Um efeito colateral deste cenário é a precipitação da regulamentação das Big Techs. Recentemente, a União Europeia aprovou o Digital Services Act, que aumenta a responsabilização das Big Techs sobre os conteúdos que circulam nas suas plataformas. Há uma discussão semelhante na Câmara dos Deputados brasileira e no congresso canadense, por exemplo. Mas, apenas uma legislação americana teria o poder de impactar de forma relevante o papel destas plataformas no nível global.

Pode ser que a compra do Twitter por Elon Musk precipite essa discussão no Congresso americano (ainda) com maioria democrata. E essa regulamentação pode tocar pontos para além da disseminação de conteúdos, como a monetização do jornalismo profissional, as práticas de concorrência desleal e as obrigações e regras a serem cumpridas por seus acionistas. Ou seja, pode-se colocar em pauta soluções sistêmicas (legais) para controlar o poder que um bilionário excêntrico pode ter ao comprar uma big tech.

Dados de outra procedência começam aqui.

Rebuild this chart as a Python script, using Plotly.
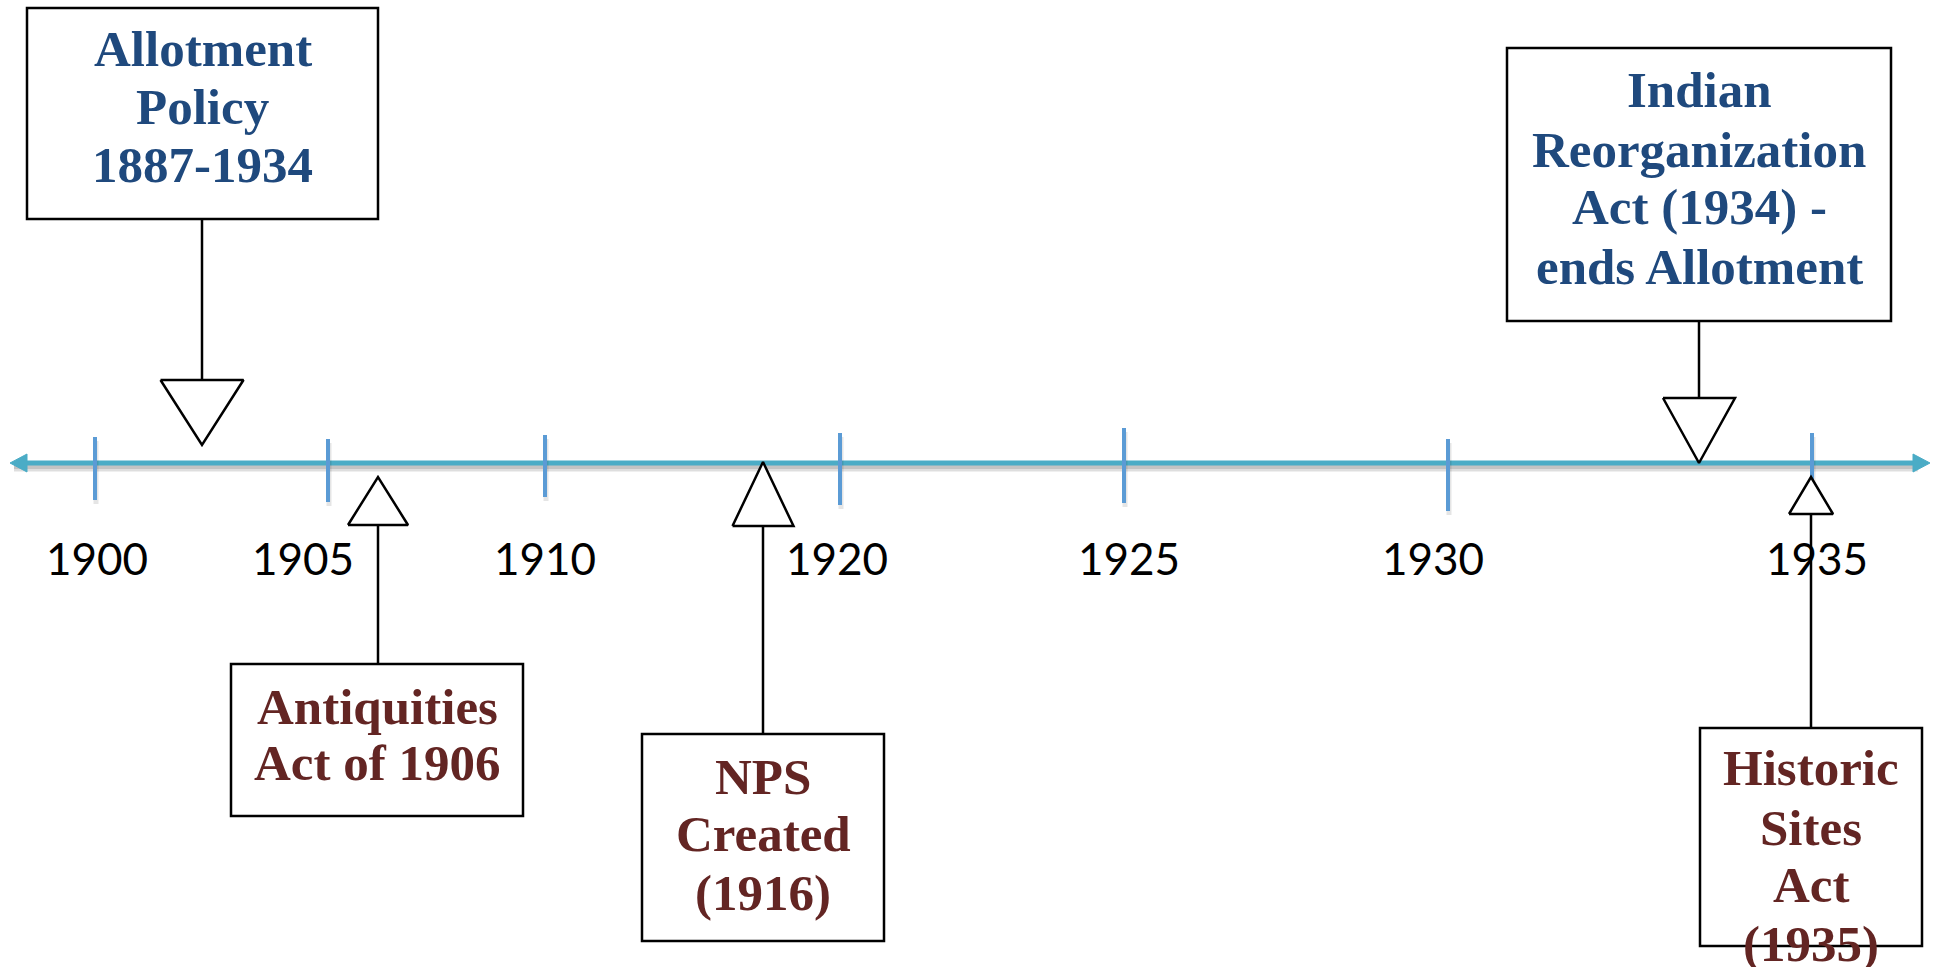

Musk não tem medo de polêmica e é o tipo de cara que atravessa a rua para pisar numa casca de banana (porque acha que não vai cair). Isso pode ser bom para o Facebook de Zuckerberg, que pode perder o posto de Geni que tem hoje. Desde o escândalo da Cambridge Analytics, Zuck tem sido pressionado como nenhum outro líder do setor a fazer mais. Como Musk parece gostar de ser odiado ou idolatrado, pode tomar esse posto e dar um respiro ao Meta.
Fiz aqui um exercício especulativo de projeção e análise de cenários, que deve ser refeito e ajustado ao longo do tempo, mas estas conclusões preliminares devem ser levadas em conta: 1) um novo player de adtech é bom para a indústria; 2) uma plataforma social libertária pode ser ruim para a democracia num momento de populismo forte; 3) tudo isso deve precipitar os debates sobre regulamentação das big techs.

Há uma frase que gosto de usar em momentos de incerteza que diz “tudo pode acontecer, inclusive nada”. Mas com a chegada de Musk no mundo das Big Techs, podemos dizer que tudo pode acontecer, e com certeza vai mesmo.